-- Start Data excerpt --
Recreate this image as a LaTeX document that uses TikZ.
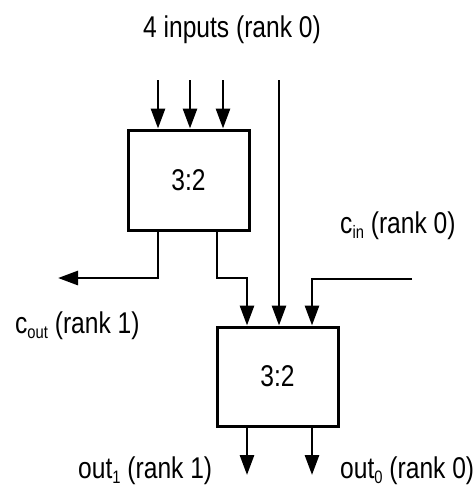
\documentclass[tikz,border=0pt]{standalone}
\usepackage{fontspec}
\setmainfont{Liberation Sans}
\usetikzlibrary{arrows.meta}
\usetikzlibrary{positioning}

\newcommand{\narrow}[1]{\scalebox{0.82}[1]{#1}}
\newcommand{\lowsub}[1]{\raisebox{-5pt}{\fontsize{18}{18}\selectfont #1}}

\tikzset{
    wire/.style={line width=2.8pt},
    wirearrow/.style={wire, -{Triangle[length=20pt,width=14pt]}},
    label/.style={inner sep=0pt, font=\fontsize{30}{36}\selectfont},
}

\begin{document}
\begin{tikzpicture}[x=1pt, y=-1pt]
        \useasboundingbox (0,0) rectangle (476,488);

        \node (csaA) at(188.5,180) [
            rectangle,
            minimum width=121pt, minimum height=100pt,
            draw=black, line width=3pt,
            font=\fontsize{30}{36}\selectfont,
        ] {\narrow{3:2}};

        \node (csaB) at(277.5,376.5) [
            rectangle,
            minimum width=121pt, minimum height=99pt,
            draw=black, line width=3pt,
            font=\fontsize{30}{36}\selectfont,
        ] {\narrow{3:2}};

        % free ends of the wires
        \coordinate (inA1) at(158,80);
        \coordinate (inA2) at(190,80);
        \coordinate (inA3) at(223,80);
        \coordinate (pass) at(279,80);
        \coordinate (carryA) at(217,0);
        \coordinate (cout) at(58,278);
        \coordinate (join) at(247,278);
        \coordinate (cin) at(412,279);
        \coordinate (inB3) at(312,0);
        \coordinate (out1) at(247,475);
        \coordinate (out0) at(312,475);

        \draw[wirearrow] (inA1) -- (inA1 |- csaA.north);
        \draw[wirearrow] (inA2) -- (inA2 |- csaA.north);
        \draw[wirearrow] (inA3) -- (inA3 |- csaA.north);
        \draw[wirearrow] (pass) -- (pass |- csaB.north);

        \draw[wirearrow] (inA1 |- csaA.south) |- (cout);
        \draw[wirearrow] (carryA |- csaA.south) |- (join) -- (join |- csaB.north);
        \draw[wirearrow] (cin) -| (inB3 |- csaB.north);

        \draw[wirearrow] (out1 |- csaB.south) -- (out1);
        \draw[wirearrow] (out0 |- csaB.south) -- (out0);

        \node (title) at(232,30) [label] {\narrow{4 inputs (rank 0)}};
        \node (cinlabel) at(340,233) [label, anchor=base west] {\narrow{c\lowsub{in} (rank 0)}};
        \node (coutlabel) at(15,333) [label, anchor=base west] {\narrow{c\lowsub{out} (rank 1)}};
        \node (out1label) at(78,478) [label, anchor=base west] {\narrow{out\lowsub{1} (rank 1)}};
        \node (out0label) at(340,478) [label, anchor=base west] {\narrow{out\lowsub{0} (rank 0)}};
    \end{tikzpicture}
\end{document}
-- End Data excerpt --
■ **What is required**: Exactly as written, please give again the lines from the beginning of the listing through the line containing "csaB.south) -- (out0);", inclusive, without any pictures.

■ **Written response**:
Recreate this image as a LaTeX document that uses TikZ.
\documentclass[tikz,border=0pt]{standalone}
\usepackage{fontspec}
\setmainfont{Liberation Sans}
\usetikzlibrary{arrows.meta}
\usetikzlibrary{positioning}

\newcommand{\narrow}[1]{\scalebox{0.82}[1]{#1}}
\newcommand{\lowsub}[1]{\raisebox{-5pt}{\fontsize{18}{18}\selectfont #1}}

\tikzset{
    wire/.style={line width=2.8pt},
    wirearrow/.style={wire, -{Triangle[length=20pt,width=14pt]}},
    label/.style={inner sep=0pt, font=\fontsize{30}{36}\selectfont},
}

\begin{document}
\begin{tikzpicture}[x=1pt, y=-1pt]
        \useasboundingbox (0,0) rectangle (476,488);

        \node (csaA) at(188.5,180) [
            rectangle,
            minimum width=121pt, minimum height=100pt,
            draw=black, line width=3pt,
            font=\fontsize{30}{36}\selectfont,
        ] {\narrow{3:2}};

        \node (csaB) at(277.5,376.5) [
            rectangle,
            minimum width=121pt, minimum height=99pt,
            draw=black, line width=3pt,
            font=\fontsize{30}{36}\selectfont,
        ] {\narrow{3:2}};

        % free ends of the wires
        \coordinate (inA1) at(158,80);
        \coordinate (inA2) at(190,80);
        \coordinate (inA3) at(223,80);
        \coordinate (pass) at(279,80);
        \coordinate (carryA) at(217,0);
        \coordinate (cout) at(58,278);
        \coordinate (join) at(247,278);
        \coordinate (cin) at(412,279);
        \coordinate (inB3) at(312,0);
        \coordinate (out1) at(247,475);
        \coordinate (out0) at(312,475);

        \draw[wirearrow] (inA1) -- (inA1 |- csaA.north);
        \draw[wirearrow] (inA2) -- (inA2 |- csaA.north);
        \draw[wirearrow] (inA3) -- (inA3 |- csaA.north);
        \draw[wirearrow] (pass) -- (pass |- csaB.north);

        \draw[wirearrow] (inA1 |- csaA.south) |- (cout);
        \draw[wirearrow] (carryA |- csaA.south) |- (join) -- (join |- csaB.north);
        \draw[wirearrow] (cin) -| (inB3 |- csaB.north);

        \draw[wirearrow] (out1 |- csaB.south) -- (out1);
        \draw[wirearrow] (out0 |- csaB.south) -- (out0);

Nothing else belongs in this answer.